Overall, the focus on duration, is a focus on How things are done. Organizations tend to focus in excess on the process at the expense of other factors. This focus on How things are done is a focus on the efficiency of what is being done. Always in search of the best way to do things. The “right way” to do things.
I created this diagram to show that there are other factors that matter as much as efficiency, and what often happens when they are neglected.
Effectiveness is doing the right thing. This factor is often neglected because it’s not as straightforward to ask the question: “What should we be doing?” Ultimately, there’s no right way to do the wrong thing.
Empowerment is enabling those that do the work to make decisions that affect the work they do. What often happens that leads to project failure, regardless of duration, is the separation of decision making from implementation.
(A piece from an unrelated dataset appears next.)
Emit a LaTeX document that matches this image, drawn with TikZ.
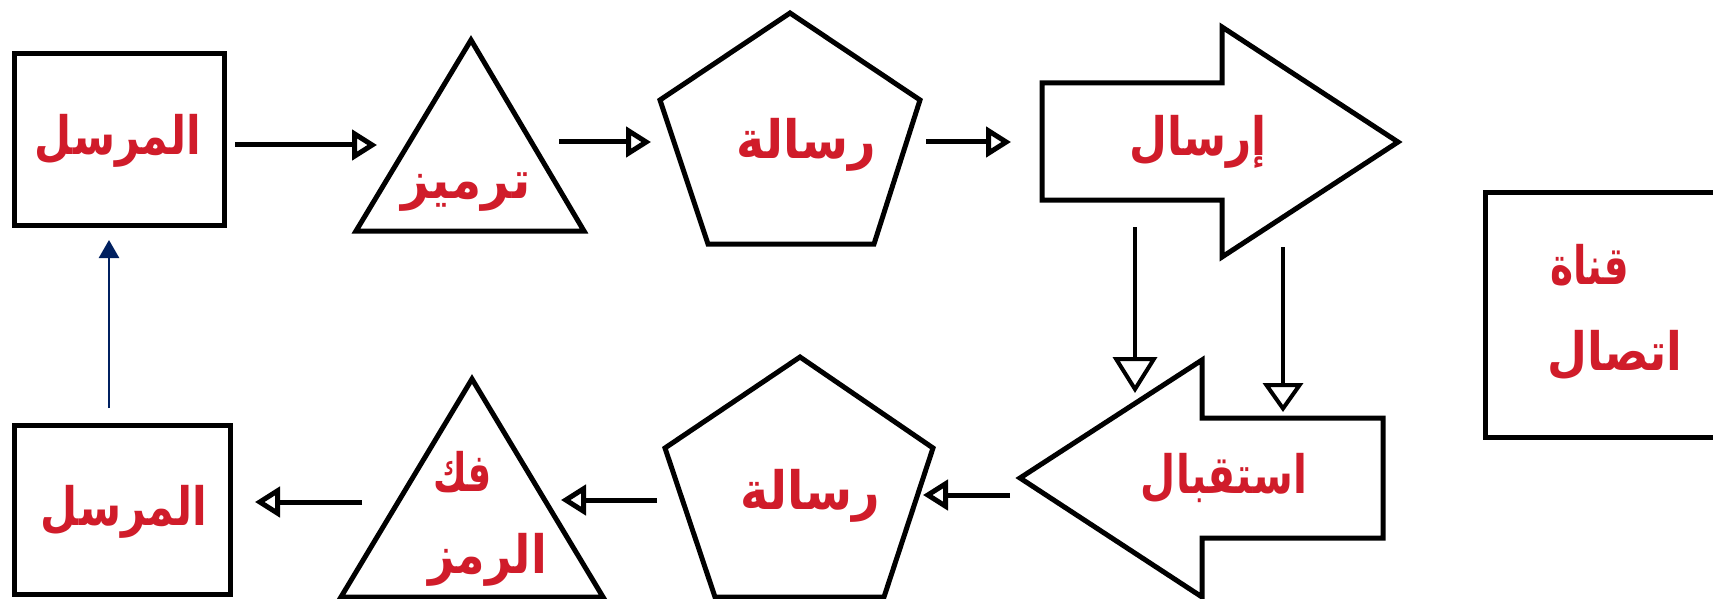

An example of this might be baking a cake. The decision would be to make a cake. Also, what often happens is the decision maker decides how to do the work too. In the case of a cake, they find a recipe. Then, they hand the recipe off to someone else. Or they split up the steps in the recipe and hand them off to several different people:
- They send one person to get flour
- They send one person to get eggs
- They send one person to get a bowl
- They tell these people to hand the ingredients off to another person
- They give a recipe to that person and tell them to follow the instructions exactly
The problem with separating decision making from implementation, is that the people doing the work can’t adapt as they go. They can’t apply what they learn to make course corrections. If the store didn’t have the necessary bowl, the person getting the bowl won’t know what would be a good substitute because they don’t know why the bowl is needed.
Efficiency + Empowerment
What’s interesting are the areas of overlap, when you have efficiency and empowerment, without effectiveness, you tend to do more things that shouldn’t be done. You can quickly accumulate a landfill of unnecessary work.
A great example of this are people online that obsess over building massive followings on social media or in newsletters, and they succeed at efficiently signing up 1000s of people by providing something for free. Then, when they go to sell a product, which was their ultimate need, they can’t get anyone to buy it, because they’ve attracted people that want things for free and aren’t willing to pay.
Efficiency + Effectiveness
When you have efficiency and effectiveness, but no empowerment, you tend to see people burn out. They cycle between efficiency and effectiveness. Often the focus on effectiveness is a personal, ethical motivation. If people can’t make decisions, they ultimately can’t control doing the right things, so they tend to become discouraged.
This is evident in customer service policies in just about every company. On the one hand, the mission statement puts customer satisfaction first (effectiveness). But, whenever someone makes an exception to make a customer happy, that costs the company even a penny, they get whacked over the head (efficiency). These people aren’t empowered to do the right thing, so the disincentives will encourage efficiency in not spending money while the customer is neglected.
Effectiveness + Empowerment
When you have effectiveness and empowerment, without efficiency, which is rare, nonetheless you tend to see people endlessly obsessed with paralyzing perfection.
This is manifest in products with ridiculous claims like “hand crafted, artisanal toilet paper.” And while someone toiled endlessly to create what they envisioned to be perfect toilet paper, it turns out to be no better than machine crafted toilet paper. And therefore the excessive price is unjustified because there’s no ultimate difference in quality that customers are willing to pay for.
Efficiency + Effectiveness + Empowerment
The trifecta of all three elements leads to routine success. I say routine, because failure will also be in there, just not as often.